Puede haber dudas acerca del significado profundo y las implicaciones del mal momento electoral de partidos aún llamados, con impropiedad, «socialdemócratas», pues la crisis de un ideal y de unos valores no tiene por qué coincidir de forma necesaria y mecánica con el debilitamiento de las instituciones o de los partidos políticos que se han apropiado del nombre que nombra tal ideal o que resume tales valores. En esto la historia enseña: una de las funciones de la ideología es precisamente enmascarar, desviar y utilizar de manera conveniente la perplejidad que produce en las gentes el desacuerdo entre ideal y realidad. No hay, en cambio, ninguna duda razonable acerca del carácter no-socialista de la política internacional, de la política económica y de la forma de hacer política de esos partidos en Europa. Hablando con propiedad estas políticas son liberales, y, en algunos casos, hasta de un liberalismo demediado por los prejuicios etnocéntricos y las concesiones hechas a la potencia principal del Imperio.

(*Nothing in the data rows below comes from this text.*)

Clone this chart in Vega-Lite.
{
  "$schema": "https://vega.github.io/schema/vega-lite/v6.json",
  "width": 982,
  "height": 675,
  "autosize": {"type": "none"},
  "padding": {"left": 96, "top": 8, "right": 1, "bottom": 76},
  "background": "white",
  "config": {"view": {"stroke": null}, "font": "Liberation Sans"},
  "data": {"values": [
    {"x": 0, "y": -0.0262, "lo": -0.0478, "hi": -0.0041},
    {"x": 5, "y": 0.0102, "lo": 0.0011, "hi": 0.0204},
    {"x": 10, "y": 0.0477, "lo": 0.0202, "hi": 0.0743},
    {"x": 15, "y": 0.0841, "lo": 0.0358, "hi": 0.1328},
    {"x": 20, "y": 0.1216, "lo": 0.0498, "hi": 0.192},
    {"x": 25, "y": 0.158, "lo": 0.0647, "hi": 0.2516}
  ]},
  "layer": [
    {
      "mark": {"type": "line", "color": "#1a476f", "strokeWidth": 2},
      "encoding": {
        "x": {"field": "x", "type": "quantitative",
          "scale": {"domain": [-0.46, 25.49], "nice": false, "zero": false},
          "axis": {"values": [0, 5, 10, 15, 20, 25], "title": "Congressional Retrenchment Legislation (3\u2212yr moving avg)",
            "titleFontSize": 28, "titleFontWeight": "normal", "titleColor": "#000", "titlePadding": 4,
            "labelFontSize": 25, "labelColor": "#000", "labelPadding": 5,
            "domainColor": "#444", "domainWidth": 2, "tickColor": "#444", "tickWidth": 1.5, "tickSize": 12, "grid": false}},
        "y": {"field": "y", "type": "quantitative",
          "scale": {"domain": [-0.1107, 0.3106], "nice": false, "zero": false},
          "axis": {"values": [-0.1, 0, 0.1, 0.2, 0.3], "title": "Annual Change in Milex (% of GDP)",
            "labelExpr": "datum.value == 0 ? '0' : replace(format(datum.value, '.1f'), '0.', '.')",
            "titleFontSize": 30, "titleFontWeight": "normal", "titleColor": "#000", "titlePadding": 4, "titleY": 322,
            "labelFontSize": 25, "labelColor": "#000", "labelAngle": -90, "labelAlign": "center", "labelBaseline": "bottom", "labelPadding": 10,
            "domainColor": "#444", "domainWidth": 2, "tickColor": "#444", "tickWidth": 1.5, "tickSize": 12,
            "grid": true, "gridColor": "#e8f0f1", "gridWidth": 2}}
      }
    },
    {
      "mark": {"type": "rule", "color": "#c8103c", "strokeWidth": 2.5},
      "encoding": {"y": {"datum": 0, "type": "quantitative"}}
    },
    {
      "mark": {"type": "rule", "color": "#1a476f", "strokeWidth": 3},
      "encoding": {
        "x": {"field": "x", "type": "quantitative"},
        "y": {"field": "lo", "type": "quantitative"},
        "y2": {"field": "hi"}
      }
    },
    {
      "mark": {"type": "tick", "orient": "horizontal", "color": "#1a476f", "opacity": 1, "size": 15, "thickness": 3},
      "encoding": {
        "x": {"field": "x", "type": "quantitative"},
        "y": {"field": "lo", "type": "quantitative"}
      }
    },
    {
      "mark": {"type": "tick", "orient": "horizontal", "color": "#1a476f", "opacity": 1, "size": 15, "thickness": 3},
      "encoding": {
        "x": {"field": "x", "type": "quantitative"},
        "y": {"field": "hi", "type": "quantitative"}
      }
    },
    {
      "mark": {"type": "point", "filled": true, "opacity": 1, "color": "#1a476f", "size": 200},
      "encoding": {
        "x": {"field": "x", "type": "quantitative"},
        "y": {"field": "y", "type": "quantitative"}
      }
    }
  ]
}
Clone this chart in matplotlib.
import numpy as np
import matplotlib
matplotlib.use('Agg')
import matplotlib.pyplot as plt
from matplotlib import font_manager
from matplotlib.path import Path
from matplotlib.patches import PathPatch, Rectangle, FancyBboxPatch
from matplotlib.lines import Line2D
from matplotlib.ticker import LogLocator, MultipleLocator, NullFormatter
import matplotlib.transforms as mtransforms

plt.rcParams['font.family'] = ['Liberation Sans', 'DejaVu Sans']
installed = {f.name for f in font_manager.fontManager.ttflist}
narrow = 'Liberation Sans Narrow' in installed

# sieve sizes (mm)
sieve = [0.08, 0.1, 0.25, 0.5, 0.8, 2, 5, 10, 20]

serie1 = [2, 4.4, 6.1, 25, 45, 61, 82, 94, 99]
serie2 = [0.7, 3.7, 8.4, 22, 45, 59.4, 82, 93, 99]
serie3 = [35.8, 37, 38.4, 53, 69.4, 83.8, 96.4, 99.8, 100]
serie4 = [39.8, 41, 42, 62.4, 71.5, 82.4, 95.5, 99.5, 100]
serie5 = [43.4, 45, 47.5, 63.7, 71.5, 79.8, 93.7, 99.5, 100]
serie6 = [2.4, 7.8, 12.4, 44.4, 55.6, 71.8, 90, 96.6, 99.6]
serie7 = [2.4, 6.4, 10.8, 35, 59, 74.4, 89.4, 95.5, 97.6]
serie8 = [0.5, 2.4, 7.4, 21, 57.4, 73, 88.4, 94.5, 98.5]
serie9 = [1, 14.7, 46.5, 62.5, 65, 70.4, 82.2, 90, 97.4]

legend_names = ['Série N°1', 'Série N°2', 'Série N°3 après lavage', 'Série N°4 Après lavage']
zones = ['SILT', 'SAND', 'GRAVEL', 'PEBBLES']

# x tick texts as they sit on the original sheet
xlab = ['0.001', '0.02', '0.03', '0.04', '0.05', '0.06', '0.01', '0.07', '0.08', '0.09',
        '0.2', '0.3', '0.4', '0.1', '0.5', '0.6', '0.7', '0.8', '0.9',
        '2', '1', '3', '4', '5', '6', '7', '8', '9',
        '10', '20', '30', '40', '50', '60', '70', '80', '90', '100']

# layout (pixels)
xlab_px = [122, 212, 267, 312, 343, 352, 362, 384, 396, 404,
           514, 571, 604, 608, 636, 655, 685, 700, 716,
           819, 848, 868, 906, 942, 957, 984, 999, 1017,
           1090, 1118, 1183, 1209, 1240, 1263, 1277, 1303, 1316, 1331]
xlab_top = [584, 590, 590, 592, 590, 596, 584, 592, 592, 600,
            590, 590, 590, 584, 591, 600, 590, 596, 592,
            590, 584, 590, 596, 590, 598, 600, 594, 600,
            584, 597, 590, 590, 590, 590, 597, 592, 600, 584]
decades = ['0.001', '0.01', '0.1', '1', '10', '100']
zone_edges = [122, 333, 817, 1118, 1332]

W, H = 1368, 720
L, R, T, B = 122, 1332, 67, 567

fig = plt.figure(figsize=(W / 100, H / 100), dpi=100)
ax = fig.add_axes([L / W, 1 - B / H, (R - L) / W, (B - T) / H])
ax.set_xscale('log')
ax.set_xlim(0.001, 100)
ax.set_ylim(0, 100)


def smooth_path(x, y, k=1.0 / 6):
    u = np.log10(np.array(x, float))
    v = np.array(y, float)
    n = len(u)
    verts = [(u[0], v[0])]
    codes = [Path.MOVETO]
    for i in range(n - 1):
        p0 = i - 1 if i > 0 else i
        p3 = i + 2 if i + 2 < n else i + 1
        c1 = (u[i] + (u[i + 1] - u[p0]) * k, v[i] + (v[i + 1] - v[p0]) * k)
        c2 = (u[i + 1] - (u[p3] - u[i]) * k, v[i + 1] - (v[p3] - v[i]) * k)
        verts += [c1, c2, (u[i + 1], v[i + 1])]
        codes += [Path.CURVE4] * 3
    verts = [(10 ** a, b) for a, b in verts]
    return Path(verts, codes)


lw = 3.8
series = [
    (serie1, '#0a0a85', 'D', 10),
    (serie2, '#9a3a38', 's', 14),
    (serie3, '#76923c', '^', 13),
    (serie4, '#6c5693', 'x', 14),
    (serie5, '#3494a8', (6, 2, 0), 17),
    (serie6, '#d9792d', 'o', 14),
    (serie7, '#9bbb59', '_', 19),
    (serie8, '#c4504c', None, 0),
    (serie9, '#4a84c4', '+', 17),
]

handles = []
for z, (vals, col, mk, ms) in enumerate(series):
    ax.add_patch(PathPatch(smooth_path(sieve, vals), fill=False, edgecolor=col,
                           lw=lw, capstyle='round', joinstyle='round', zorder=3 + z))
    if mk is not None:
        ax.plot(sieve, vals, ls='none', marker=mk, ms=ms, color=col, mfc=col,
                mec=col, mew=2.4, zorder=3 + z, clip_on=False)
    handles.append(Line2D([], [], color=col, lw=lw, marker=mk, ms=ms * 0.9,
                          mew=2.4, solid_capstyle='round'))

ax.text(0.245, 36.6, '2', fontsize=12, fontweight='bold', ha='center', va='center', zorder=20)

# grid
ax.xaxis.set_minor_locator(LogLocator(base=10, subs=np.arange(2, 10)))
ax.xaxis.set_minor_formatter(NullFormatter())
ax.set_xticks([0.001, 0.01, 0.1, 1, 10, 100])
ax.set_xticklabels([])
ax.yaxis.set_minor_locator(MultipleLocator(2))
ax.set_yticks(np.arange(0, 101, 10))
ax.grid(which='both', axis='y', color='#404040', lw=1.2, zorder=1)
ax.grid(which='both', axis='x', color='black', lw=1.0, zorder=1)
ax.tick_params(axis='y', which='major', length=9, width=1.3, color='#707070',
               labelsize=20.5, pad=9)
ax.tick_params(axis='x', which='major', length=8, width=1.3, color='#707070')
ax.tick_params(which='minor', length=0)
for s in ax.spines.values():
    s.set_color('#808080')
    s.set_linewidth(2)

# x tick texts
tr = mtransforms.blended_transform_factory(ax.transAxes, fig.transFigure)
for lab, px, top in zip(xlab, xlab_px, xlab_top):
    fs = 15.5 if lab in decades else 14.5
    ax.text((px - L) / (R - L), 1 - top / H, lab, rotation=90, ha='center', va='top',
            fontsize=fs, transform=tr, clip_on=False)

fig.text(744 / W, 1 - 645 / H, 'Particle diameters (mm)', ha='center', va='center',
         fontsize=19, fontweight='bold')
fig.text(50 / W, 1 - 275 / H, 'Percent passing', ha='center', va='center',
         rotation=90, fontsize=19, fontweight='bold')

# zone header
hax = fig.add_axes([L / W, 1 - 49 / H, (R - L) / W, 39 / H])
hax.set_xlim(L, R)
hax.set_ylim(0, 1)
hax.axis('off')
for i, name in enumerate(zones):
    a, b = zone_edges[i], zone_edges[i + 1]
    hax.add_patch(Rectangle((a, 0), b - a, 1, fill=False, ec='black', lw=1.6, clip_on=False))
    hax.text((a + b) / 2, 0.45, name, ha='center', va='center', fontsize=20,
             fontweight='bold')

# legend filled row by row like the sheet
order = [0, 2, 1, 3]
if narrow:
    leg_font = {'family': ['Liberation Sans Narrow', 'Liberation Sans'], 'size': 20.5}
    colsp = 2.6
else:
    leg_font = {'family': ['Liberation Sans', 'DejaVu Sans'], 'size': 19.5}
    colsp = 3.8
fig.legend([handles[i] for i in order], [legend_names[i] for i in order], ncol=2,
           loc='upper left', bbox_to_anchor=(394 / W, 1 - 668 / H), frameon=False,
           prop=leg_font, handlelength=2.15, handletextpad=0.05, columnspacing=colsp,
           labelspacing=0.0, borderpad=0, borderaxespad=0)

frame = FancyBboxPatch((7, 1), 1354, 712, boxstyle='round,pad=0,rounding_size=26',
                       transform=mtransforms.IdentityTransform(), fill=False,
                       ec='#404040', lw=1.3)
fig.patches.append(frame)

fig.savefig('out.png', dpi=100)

Es significativa, por su veracidad, la definición de «socialista» que dio hace unos meses, en el transcurso de una entrevista televisada, el secretario de estado de Hacienda, Josep Borrell [1990]: «ser socialista hoy en España quiere decir poder enriquecerse y no hacerlo». La perversión real a la que tácitamente alude esta definición del socialismo —más allá de los clichés ideológicos— hace todavía más evidente la crisis de la cultura socialista. Y el carácter exclusivamente moral de la definición —sin implicar siquiera igualitarismo social— está apuntando a algo que hay que decir también: hoy en día la cultura socialista no es un dato, sino más bien un ideal que obliga, a quienes lo consideran apreciable, a volver a empezar argumentándolo de nuevo, razonándolo plausiblemente. No es extraño, por tanto, que cuando la palabra «socialismo» aparece ahora en contextos que no son ideológicos, ni propagandísticos ni electoralistas, cobre resonancias que traen a la memoria formulaciones de los primeros socialistas premarxistas.